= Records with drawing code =

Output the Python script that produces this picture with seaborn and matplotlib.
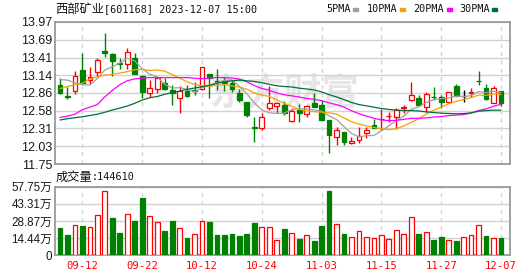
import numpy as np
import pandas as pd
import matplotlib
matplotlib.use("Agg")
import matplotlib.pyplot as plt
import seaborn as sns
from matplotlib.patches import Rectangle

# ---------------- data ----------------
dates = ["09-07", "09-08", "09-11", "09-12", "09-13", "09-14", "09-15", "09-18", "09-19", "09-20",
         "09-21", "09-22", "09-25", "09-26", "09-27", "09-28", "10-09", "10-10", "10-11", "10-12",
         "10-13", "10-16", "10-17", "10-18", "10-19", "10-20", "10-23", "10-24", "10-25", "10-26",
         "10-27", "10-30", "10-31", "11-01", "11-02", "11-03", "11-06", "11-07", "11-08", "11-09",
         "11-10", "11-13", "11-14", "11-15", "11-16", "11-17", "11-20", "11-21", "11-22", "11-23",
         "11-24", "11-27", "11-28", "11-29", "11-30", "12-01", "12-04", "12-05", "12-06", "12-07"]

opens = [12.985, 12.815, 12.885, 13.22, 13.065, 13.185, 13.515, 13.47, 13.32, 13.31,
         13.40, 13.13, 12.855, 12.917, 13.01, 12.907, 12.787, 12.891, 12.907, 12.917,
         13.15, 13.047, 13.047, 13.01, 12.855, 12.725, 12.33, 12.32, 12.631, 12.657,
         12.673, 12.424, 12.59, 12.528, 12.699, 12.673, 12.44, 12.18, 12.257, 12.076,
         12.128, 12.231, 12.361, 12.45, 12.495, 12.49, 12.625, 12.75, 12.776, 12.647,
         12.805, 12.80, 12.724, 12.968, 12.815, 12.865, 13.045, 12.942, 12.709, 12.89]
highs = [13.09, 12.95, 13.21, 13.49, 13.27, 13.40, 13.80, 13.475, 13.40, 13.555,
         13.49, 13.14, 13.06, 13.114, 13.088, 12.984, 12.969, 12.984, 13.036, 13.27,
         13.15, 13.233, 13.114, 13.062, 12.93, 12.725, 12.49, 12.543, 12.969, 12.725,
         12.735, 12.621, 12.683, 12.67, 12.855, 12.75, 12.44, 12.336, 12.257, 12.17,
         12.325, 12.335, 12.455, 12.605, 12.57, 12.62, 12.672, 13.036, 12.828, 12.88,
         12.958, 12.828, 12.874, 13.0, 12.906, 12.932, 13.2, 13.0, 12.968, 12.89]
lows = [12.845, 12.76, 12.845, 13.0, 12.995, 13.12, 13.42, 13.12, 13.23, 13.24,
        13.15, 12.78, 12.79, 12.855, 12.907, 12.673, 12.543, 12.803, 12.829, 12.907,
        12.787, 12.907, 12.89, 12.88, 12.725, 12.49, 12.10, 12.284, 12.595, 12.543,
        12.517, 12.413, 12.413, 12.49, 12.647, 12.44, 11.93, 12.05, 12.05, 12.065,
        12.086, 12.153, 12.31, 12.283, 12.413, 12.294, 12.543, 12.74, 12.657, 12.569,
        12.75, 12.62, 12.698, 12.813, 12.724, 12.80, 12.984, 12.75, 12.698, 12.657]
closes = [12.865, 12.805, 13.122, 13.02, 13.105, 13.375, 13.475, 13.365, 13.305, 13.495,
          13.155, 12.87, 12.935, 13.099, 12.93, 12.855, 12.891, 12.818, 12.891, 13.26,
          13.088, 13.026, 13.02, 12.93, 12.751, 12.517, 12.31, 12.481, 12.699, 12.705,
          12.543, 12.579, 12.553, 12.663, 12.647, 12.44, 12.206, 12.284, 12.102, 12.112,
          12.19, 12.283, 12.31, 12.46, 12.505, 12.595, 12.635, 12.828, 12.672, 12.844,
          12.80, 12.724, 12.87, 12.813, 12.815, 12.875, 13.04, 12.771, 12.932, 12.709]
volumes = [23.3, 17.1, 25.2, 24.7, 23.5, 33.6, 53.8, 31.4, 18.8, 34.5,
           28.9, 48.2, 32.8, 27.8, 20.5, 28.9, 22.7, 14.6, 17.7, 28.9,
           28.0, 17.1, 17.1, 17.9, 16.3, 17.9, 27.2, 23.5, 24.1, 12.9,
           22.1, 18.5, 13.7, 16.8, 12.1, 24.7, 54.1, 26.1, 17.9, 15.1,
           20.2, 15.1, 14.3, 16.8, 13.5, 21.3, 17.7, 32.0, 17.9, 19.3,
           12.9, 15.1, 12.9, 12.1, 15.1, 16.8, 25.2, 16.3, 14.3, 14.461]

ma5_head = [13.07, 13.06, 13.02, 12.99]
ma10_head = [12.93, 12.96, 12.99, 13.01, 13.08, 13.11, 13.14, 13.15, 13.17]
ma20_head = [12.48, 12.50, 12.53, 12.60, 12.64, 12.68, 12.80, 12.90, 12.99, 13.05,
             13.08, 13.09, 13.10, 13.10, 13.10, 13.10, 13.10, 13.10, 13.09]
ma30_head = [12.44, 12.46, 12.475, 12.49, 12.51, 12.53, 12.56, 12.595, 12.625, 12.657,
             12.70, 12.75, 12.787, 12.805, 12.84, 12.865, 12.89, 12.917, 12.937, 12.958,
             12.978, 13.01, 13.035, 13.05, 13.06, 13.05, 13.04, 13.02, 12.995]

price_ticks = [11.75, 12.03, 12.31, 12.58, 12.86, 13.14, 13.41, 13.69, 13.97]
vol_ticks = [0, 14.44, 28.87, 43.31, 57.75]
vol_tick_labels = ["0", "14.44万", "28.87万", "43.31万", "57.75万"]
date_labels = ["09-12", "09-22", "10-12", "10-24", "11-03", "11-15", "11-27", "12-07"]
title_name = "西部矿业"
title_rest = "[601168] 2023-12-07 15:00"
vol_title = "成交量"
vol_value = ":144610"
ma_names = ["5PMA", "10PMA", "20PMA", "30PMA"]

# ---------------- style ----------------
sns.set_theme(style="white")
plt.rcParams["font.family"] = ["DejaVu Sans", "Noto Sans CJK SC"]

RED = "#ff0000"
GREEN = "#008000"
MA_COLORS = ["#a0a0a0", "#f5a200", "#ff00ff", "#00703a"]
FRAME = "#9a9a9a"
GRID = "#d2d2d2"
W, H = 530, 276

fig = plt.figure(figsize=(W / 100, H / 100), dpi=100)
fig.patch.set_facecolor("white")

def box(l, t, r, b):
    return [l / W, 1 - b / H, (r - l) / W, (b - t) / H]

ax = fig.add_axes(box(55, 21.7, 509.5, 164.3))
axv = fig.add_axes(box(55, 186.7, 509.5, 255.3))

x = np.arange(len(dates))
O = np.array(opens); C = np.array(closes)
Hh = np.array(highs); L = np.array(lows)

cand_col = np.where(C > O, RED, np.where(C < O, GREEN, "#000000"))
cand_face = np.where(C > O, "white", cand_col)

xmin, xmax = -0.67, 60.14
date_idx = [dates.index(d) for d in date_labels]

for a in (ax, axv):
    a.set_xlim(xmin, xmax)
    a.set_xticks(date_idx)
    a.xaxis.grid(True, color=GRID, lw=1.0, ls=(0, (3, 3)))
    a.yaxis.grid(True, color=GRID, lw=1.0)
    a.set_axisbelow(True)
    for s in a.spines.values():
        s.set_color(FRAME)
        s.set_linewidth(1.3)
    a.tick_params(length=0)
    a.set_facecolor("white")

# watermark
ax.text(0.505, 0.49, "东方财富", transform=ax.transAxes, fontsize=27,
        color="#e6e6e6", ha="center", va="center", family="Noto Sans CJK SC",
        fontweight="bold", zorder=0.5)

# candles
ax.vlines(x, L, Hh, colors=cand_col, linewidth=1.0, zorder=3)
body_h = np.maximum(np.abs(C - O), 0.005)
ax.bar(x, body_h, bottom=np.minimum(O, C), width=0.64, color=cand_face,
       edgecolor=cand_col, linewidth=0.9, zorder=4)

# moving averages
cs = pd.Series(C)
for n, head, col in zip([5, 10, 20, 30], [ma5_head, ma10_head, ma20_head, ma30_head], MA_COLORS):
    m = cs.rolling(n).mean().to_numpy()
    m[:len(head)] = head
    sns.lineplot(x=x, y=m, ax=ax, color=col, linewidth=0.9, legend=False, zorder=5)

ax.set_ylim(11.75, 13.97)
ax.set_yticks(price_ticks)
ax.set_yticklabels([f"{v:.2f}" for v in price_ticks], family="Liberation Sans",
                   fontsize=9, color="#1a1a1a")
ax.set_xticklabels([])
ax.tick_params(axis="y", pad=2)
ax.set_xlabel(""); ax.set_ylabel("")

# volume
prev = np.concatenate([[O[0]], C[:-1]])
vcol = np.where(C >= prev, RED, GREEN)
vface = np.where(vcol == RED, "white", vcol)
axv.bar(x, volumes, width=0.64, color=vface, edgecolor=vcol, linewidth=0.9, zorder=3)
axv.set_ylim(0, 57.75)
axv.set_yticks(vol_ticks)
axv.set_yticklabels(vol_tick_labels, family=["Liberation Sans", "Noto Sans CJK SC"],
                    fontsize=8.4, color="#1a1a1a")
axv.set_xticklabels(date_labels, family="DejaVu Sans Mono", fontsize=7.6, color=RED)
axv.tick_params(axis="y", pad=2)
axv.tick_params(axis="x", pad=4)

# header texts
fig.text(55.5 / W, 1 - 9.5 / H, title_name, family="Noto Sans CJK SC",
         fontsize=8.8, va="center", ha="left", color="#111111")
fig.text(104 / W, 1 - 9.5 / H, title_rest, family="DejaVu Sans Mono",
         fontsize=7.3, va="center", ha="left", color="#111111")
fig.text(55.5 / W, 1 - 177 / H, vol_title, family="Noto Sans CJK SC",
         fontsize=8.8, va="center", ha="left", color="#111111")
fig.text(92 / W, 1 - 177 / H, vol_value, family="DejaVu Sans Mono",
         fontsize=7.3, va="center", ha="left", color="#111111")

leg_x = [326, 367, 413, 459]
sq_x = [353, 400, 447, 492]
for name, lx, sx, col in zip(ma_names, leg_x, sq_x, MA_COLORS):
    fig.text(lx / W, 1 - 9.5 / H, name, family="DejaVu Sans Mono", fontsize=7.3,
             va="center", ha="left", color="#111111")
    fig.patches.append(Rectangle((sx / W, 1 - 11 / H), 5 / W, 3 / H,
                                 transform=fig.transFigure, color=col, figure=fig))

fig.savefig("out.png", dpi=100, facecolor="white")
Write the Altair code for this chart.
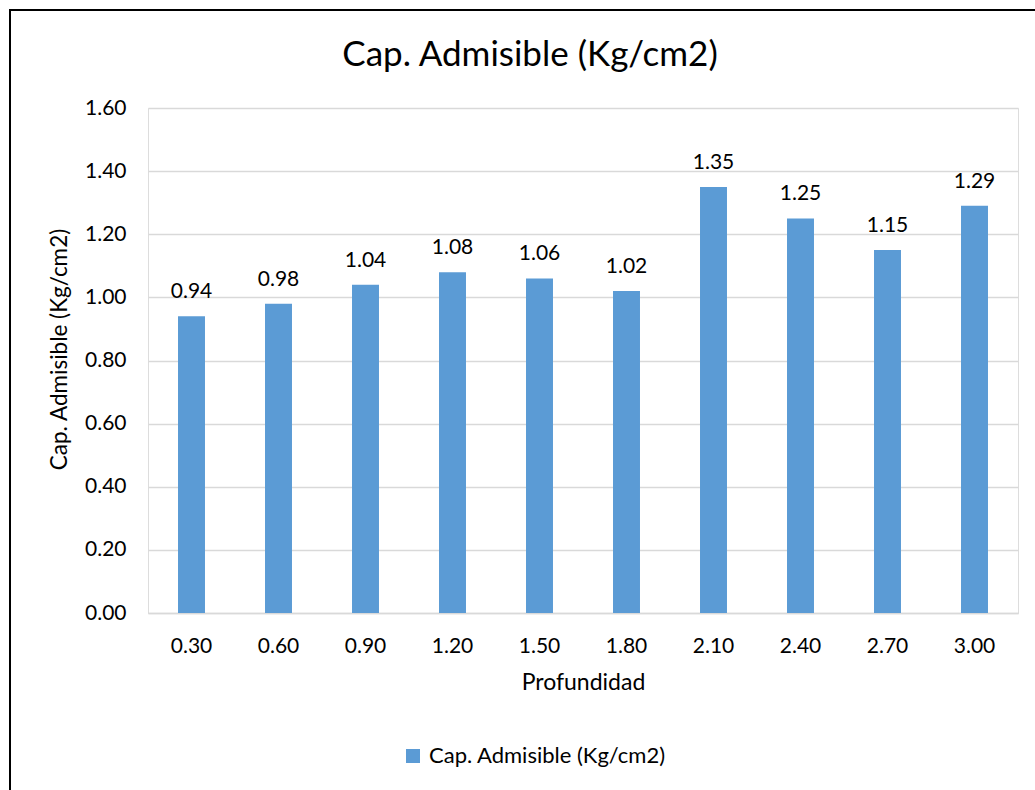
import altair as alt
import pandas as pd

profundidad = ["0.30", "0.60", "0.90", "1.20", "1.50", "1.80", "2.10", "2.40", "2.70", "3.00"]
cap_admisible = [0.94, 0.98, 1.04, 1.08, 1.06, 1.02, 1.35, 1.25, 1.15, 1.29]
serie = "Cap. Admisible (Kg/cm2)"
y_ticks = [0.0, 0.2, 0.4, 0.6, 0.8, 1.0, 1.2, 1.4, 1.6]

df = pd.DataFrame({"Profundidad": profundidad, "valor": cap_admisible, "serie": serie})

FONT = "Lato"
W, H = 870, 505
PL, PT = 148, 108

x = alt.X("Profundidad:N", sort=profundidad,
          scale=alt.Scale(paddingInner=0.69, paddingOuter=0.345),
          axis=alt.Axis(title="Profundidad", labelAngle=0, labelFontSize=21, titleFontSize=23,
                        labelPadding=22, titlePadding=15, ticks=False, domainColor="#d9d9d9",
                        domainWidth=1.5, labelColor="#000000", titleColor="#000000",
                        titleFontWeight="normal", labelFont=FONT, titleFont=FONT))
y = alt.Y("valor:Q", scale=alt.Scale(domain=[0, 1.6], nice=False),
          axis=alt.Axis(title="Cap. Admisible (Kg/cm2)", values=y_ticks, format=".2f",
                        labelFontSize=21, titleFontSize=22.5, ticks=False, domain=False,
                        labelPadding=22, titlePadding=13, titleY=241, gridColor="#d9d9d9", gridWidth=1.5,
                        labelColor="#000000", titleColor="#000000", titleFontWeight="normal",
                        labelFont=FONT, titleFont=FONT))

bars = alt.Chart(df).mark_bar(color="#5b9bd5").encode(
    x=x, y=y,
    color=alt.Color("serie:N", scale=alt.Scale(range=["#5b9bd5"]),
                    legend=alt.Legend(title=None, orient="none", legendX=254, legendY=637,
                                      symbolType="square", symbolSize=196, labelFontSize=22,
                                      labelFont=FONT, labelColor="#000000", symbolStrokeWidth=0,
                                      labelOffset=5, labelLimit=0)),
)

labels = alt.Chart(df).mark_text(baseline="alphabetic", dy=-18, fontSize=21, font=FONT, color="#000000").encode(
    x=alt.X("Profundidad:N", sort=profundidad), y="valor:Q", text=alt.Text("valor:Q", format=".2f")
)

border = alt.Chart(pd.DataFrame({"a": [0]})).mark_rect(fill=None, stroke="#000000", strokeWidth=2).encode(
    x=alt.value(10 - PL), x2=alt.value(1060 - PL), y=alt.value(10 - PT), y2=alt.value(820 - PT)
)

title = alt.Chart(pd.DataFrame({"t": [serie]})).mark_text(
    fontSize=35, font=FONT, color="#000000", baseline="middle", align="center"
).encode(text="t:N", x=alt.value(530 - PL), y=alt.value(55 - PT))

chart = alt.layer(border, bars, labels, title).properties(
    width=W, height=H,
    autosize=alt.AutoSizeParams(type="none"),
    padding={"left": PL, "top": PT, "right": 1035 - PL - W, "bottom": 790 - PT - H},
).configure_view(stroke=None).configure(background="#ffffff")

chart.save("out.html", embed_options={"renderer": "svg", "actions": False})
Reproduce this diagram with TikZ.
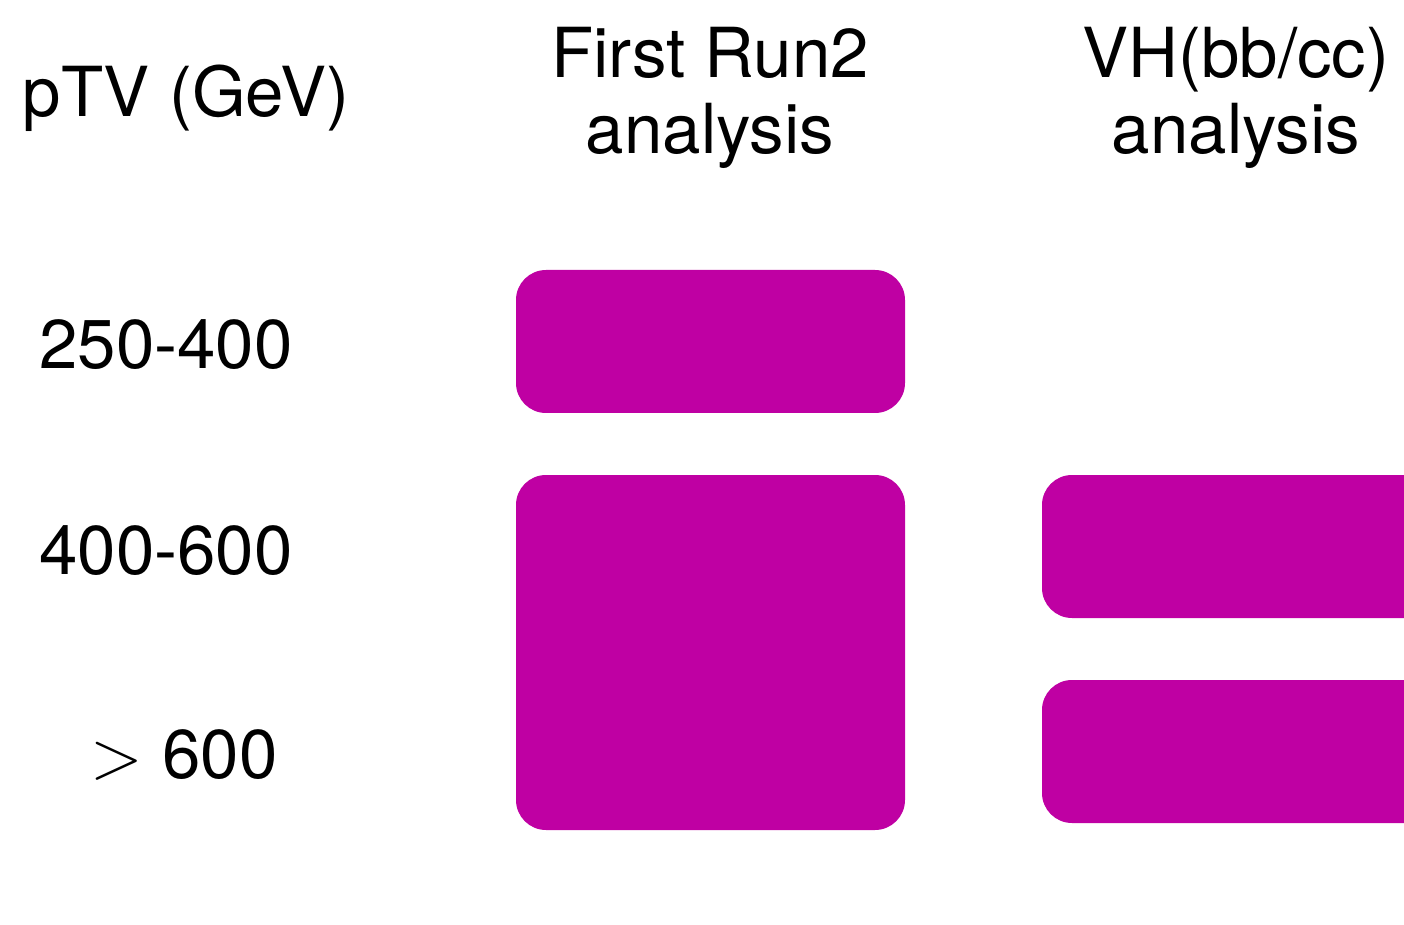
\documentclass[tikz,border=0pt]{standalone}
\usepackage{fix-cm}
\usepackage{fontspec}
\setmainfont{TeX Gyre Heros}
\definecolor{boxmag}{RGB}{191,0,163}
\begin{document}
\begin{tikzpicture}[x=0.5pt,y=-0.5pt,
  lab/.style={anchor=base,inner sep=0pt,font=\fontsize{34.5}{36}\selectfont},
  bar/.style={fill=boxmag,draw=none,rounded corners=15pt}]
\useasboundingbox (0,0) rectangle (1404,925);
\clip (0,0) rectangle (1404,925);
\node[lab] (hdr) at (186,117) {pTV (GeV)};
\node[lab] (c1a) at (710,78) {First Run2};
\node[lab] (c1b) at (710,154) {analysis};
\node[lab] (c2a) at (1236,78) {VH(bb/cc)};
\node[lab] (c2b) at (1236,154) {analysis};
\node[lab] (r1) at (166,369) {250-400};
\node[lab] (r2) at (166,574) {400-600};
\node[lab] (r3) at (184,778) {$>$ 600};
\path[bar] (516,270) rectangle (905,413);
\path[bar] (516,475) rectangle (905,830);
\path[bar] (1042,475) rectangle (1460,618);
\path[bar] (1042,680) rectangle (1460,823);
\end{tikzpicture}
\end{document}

= What you will do =
Starting with the first line of the data above and ending with the line containing "from matplotlib.patches import Rectangle", please restate every line exactly, leaving images out.

= Exercise response =
Output the Python script that produces this picture with seaborn and matplotlib.
import numpy as np
import pandas as pd
import matplotlib
matplotlib.use("Agg")
import matplotlib.pyplot as plt
import seaborn as sns
from matplotlib.patches import Rectangle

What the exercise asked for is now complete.